■ TASK
Quote the data below in full, minus the images.
[start of DATASET EXCERPT]
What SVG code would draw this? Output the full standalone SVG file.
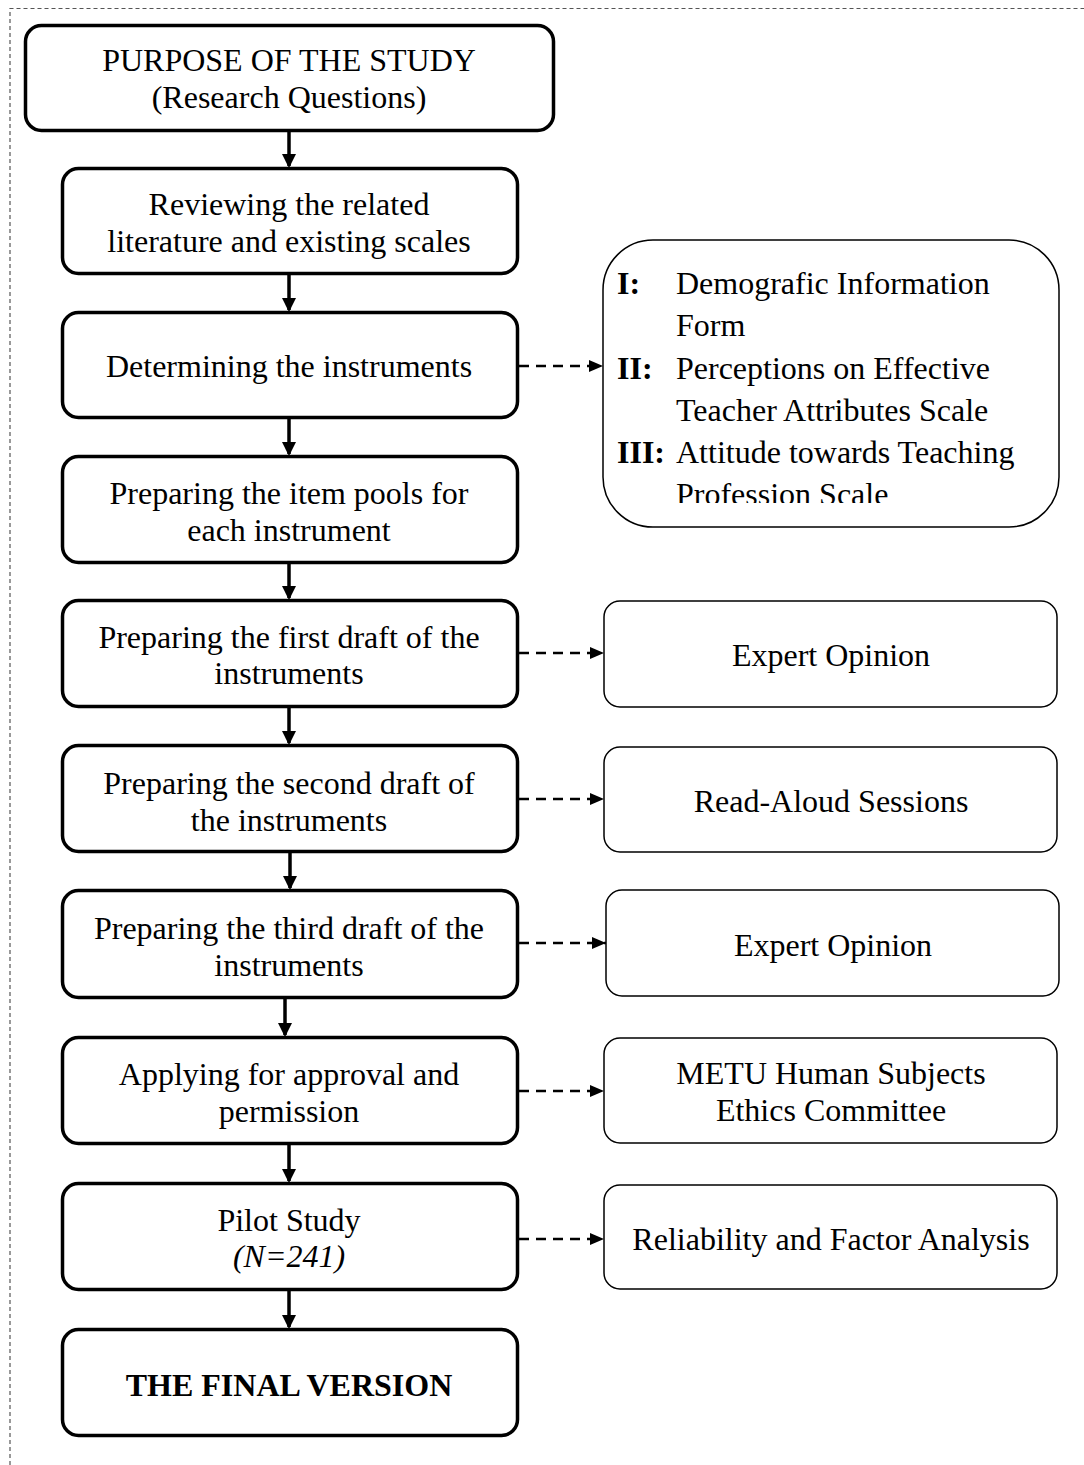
<svg xmlns="http://www.w3.org/2000/svg" width="1084" height="1465" viewBox="0 0 1084 1465">
<style>
.main{fill:#fff;stroke:#000;stroke-width:3.5}
.side{fill:#fff;stroke:#000;stroke-width:1.5}
text{font-family:"Liberation Serif","Times New Roman",serif;font-size:32px;fill:#000}
.c{text-anchor:middle}
.flow{stroke:#000;stroke-width:3.5;fill:none}
.dash{stroke:#000;stroke-width:2.6;fill:none;stroke-dasharray:10,7}
</style>
<defs>
<marker id="ah" markerWidth="4" markerHeight="4" refX="3.4" refY="2" orient="auto" markerUnits="strokeWidth"><path d="M0,0 L4,2 L0,4 Z" fill="#000"/></marker>
<marker id="dh" markerWidth="14" markerHeight="14" refX="14" refY="7" orient="auto" markerUnits="userSpaceOnUse"><path d="M0,1 L14,7 L0,13 Z" fill="#000"/></marker>
<clipPath id="clipI"><rect x="603" y="240" width="456" height="263"/></clipPath>
</defs>
<path d="M10,1465 V8.5 H1084" fill="none" stroke="#555" stroke-width="1.2" stroke-dasharray="4,3"/>

<g id="connectors">
<line class="flow" x1="289" y1="131" x2="289" y2="166" marker-end="url(#ah)"/>
<line class="flow" x1="289" y1="274" x2="289" y2="310" marker-end="url(#ah)"/>
<line class="flow" x1="289" y1="418" x2="289" y2="454" marker-end="url(#ah)"/>
<line class="flow" x1="289" y1="563" x2="289" y2="598" marker-end="url(#ah)"/>
<line class="flow" x1="289" y1="707" x2="289" y2="743" marker-end="url(#ah)"/>
<line class="flow" x1="290" y1="852" x2="290" y2="888" marker-end="url(#ah)"/>
<line class="flow" x1="285" y1="998" x2="285" y2="1035" marker-end="url(#ah)"/>
<line class="flow" x1="289" y1="1144" x2="289" y2="1181" marker-end="url(#ah)"/>
<line class="flow" x1="289" y1="1290" x2="289" y2="1327" marker-end="url(#ah)"/>
<line class="dash" x1="519" y1="366" x2="603" y2="366" marker-end="url(#dh)"/>
<line class="dash" x1="519" y1="653" x2="604" y2="653" marker-end="url(#dh)"/>
<line class="dash" x1="519" y1="799" x2="604" y2="799" marker-end="url(#dh)"/>
<line class="dash" x1="519" y1="943" x2="606" y2="943" marker-end="url(#dh)"/>
<line class="dash" x1="519" y1="1091" x2="604" y2="1091" marker-end="url(#dh)"/>
<line class="dash" x1="519" y1="1239" x2="604" y2="1239" marker-end="url(#dh)"/>
</g>

<g id="n1"><rect class="main" x="25.5" y="25.5" width="528" height="105" rx="16"/>
<text class="c" x="289" y="71">PURPOSE OF THE STUDY</text>
<text class="c" x="289" y="108">(Research Questions)</text></g>

<g id="n2"><rect class="main" x="62.5" y="168.5" width="455" height="105" rx="16"/>
<text class="c" x="289" y="215">Reviewing the related</text>
<text class="c" x="289" y="252">literature and existing scales</text></g>

<g id="n3"><rect class="main" x="62.5" y="312.5" width="455" height="105" rx="16"/>
<text class="c" x="289" y="377">Determining the instruments</text></g>

<g id="n4"><rect class="main" x="62.5" y="456.5" width="455" height="106" rx="16"/>
<text class="c" x="289" y="504">Preparing the item pools for</text>
<text class="c" x="289" y="541">each instrument</text></g>

<g id="n5"><rect class="main" x="62.5" y="600.5" width="455" height="106" rx="16"/>
<text class="c" x="289" y="648">Preparing the first draft of the</text>
<text class="c" x="289" y="684">instruments</text></g>

<g id="n6"><rect class="main" x="62.5" y="745.5" width="455" height="106" rx="16"/>
<text class="c" x="289" y="794">Preparing the second draft of</text>
<text class="c" x="289" y="831">the instruments</text></g>

<g id="n7"><rect class="main" x="62.5" y="890.5" width="455" height="107" rx="16"/>
<text class="c" x="289" y="939">Preparing the third draft of the</text>
<text class="c" x="289" y="976">instruments</text></g>

<g id="n8"><rect class="main" x="62.5" y="1037.5" width="455" height="106" rx="16"/>
<text class="c" x="289" y="1085">Applying for approval and</text>
<text class="c" x="289" y="1122">permission</text></g>

<g id="n9"><rect class="main" x="62.5" y="1183.5" width="455" height="106" rx="16"/>
<text class="c" x="289" y="1231">Pilot Study</text>
<text class="c" x="289" y="1267" font-style="italic">(N=241)</text></g>

<g id="n10"><rect class="main" x="62.5" y="1329.5" width="455" height="106" rx="16"/>
<text class="c" x="289" y="1396" font-weight="bold">THE FINAL VERSION</text></g>

<g id="instruments"><rect class="side" x="603" y="240" width="456" height="287" rx="50"/>
<g clip-path="url(#clipI)">
<text x="617" y="294" font-weight="bold">I:</text><text x="676" y="294">Demografic Information</text>
<text x="676" y="336">Form</text>
<text x="617" y="379" font-weight="bold">II:</text><text x="676" y="379">Perceptions on Effective</text>
<text x="676" y="421">Teacher Attributes Scale</text>
<text x="617" y="463" font-weight="bold">III:</text><text x="676" y="463">Attitude towards Teaching</text>
<text x="676" y="505">Profession Scale</text>
</g></g>

<g id="expert1"><rect class="side" x="604" y="601" width="453" height="106" rx="16"/>
<text class="c" x="831" y="666">Expert Opinion</text></g>

<g id="readaloud"><rect class="side" x="604" y="747" width="453" height="105" rx="16"/>
<text class="c" x="831" y="812">Read-Aloud Sessions</text></g>

<g id="expert2"><rect class="side" x="606" y="890" width="453" height="106" rx="16"/>
<text class="c" x="833" y="956">Expert Opinion</text></g>

<g id="metu"><rect class="side" x="604" y="1038" width="453" height="105" rx="16"/>
<text class="c" x="831" y="1084">METU Human Subjects</text>
<text class="c" x="831" y="1121">Ethics Committee</text></g>

<g id="reliability"><rect class="side" x="604" y="1185" width="453" height="104" rx="16"/>
<text class="c" x="831" y="1250">Reliability and Factor Analysis</text></g>
</svg>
[end of DATASET EXCERPT]
■ EXERCISE ANSWER
What SVG code would draw this? Output the full standalone SVG file.
<svg xmlns="http://www.w3.org/2000/svg" width="1084" height="1465" viewBox="0 0 1084 1465">
<style>
.main{fill:#fff;stroke:#000;stroke-width:3.5}
.side{fill:#fff;stroke:#000;stroke-width:1.5}
text{font-family:"Liberation Serif","Times New Roman",serif;font-size:32px;fill:#000}
.c{text-anchor:middle}
.flow{stroke:#000;stroke-width:3.5;fill:none}
.dash{stroke:#000;stroke-width:2.6;fill:none;stroke-dasharray:10,7}
</style>
<defs>
<marker id="ah" markerWidth="4" markerHeight="4" refX="3.4" refY="2" orient="auto" markerUnits="strokeWidth"><path d="M0,0 L4,2 L0,4 Z" fill="#000"/></marker>
<marker id="dh" markerWidth="14" markerHeight="14" refX="14" refY="7" orient="auto" markerUnits="userSpaceOnUse"><path d="M0,1 L14,7 L0,13 Z" fill="#000"/></marker>
<clipPath id="clipI"><rect x="603" y="240" width="456" height="263"/></clipPath>
</defs>
<path d="M10,1465 V8.5 H1084" fill="none" stroke="#555" stroke-width="1.2" stroke-dasharray="4,3"/>

<g id="connectors">
<line class="flow" x1="289" y1="131" x2="289" y2="166" marker-end="url(#ah)"/>
<line class="flow" x1="289" y1="274" x2="289" y2="310" marker-end="url(#ah)"/>
<line class="flow" x1="289" y1="418" x2="289" y2="454" marker-end="url(#ah)"/>
<line class="flow" x1="289" y1="563" x2="289" y2="598" marker-end="url(#ah)"/>
<line class="flow" x1="289" y1="707" x2="289" y2="743" marker-end="url(#ah)"/>
<line class="flow" x1="290" y1="852" x2="290" y2="888" marker-end="url(#ah)"/>
<line class="flow" x1="285" y1="998" x2="285" y2="1035" marker-end="url(#ah)"/>
<line class="flow" x1="289" y1="1144" x2="289" y2="1181" marker-end="url(#ah)"/>
<line class="flow" x1="289" y1="1290" x2="289" y2="1327" marker-end="url(#ah)"/>
<line class="dash" x1="519" y1="366" x2="603" y2="366" marker-end="url(#dh)"/>
<line class="dash" x1="519" y1="653" x2="604" y2="653" marker-end="url(#dh)"/>
<line class="dash" x1="519" y1="799" x2="604" y2="799" marker-end="url(#dh)"/>
<line class="dash" x1="519" y1="943" x2="606" y2="943" marker-end="url(#dh)"/>
<line class="dash" x1="519" y1="1091" x2="604" y2="1091" marker-end="url(#dh)"/>
<line class="dash" x1="519" y1="1239" x2="604" y2="1239" marker-end="url(#dh)"/>
</g>

<g id="n1"><rect class="main" x="25.5" y="25.5" width="528" height="105" rx="16"/>
<text class="c" x="289" y="71">PURPOSE OF THE STUDY</text>
<text class="c" x="289" y="108">(Research Questions)</text></g>

<g id="n2"><rect class="main" x="62.5" y="168.5" width="455" height="105" rx="16"/>
<text class="c" x="289" y="215">Reviewing the related</text>
<text class="c" x="289" y="252">literature and existing scales</text></g>

<g id="n3"><rect class="main" x="62.5" y="312.5" width="455" height="105" rx="16"/>
<text class="c" x="289" y="377">Determining the instruments</text></g>

<g id="n4"><rect class="main" x="62.5" y="456.5" width="455" height="106" rx="16"/>
<text class="c" x="289" y="504">Preparing the item pools for</text>
<text class="c" x="289" y="541">each instrument</text></g>

<g id="n5"><rect class="main" x="62.5" y="600.5" width="455" height="106" rx="16"/>
<text class="c" x="289" y="648">Preparing the first draft of the</text>
<text class="c" x="289" y="684">instruments</text></g>

<g id="n6"><rect class="main" x="62.5" y="745.5" width="455" height="106" rx="16"/>
<text class="c" x="289" y="794">Preparing the second draft of</text>
<text class="c" x="289" y="831">the instruments</text></g>

<g id="n7"><rect class="main" x="62.5" y="890.5" width="455" height="107" rx="16"/>
<text class="c" x="289" y="939">Preparing the third draft of the</text>
<text class="c" x="289" y="976">instruments</text></g>

<g id="n8"><rect class="main" x="62.5" y="1037.5" width="455" height="106" rx="16"/>
<text class="c" x="289" y="1085">Applying for approval and</text>
<text class="c" x="289" y="1122">permission</text></g>

<g id="n9"><rect class="main" x="62.5" y="1183.5" width="455" height="106" rx="16"/>
<text class="c" x="289" y="1231">Pilot Study</text>
<text class="c" x="289" y="1267" font-style="italic">(N=241)</text></g>

<g id="n10"><rect class="main" x="62.5" y="1329.5" width="455" height="106" rx="16"/>
<text class="c" x="289" y="1396" font-weight="bold">THE FINAL VERSION</text></g>

<g id="instruments"><rect class="side" x="603" y="240" width="456" height="287" rx="50"/>
<g clip-path="url(#clipI)">
<text x="617" y="294" font-weight="bold">I:</text><text x="676" y="294">Demografic Information</text>
<text x="676" y="336">Form</text>
<text x="617" y="379" font-weight="bold">II:</text><text x="676" y="379">Perceptions on Effective</text>
<text x="676" y="421">Teacher Attributes Scale</text>
<text x="617" y="463" font-weight="bold">III:</text><text x="676" y="463">Attitude towards Teaching</text>
<text x="676" y="505">Profession Scale</text>
</g></g>

<g id="expert1"><rect class="side" x="604" y="601" width="453" height="106" rx="16"/>
<text class="c" x="831" y="666">Expert Opinion</text></g>

<g id="readaloud"><rect class="side" x="604" y="747" width="453" height="105" rx="16"/>
<text class="c" x="831" y="812">Read-Aloud Sessions</text></g>

<g id="expert2"><rect class="side" x="606" y="890" width="453" height="106" rx="16"/>
<text class="c" x="833" y="956">Expert Opinion</text></g>

<g id="metu"><rect class="side" x="604" y="1038" width="453" height="105" rx="16"/>
<text class="c" x="831" y="1084">METU Human Subjects</text>
<text class="c" x="831" y="1121">Ethics Committee</text></g>

<g id="reliability"><rect class="side" x="604" y="1185" width="453" height="104" rx="16"/>
<text class="c" x="831" y="1250">Reliability and Factor Analysis</text></g>
</svg>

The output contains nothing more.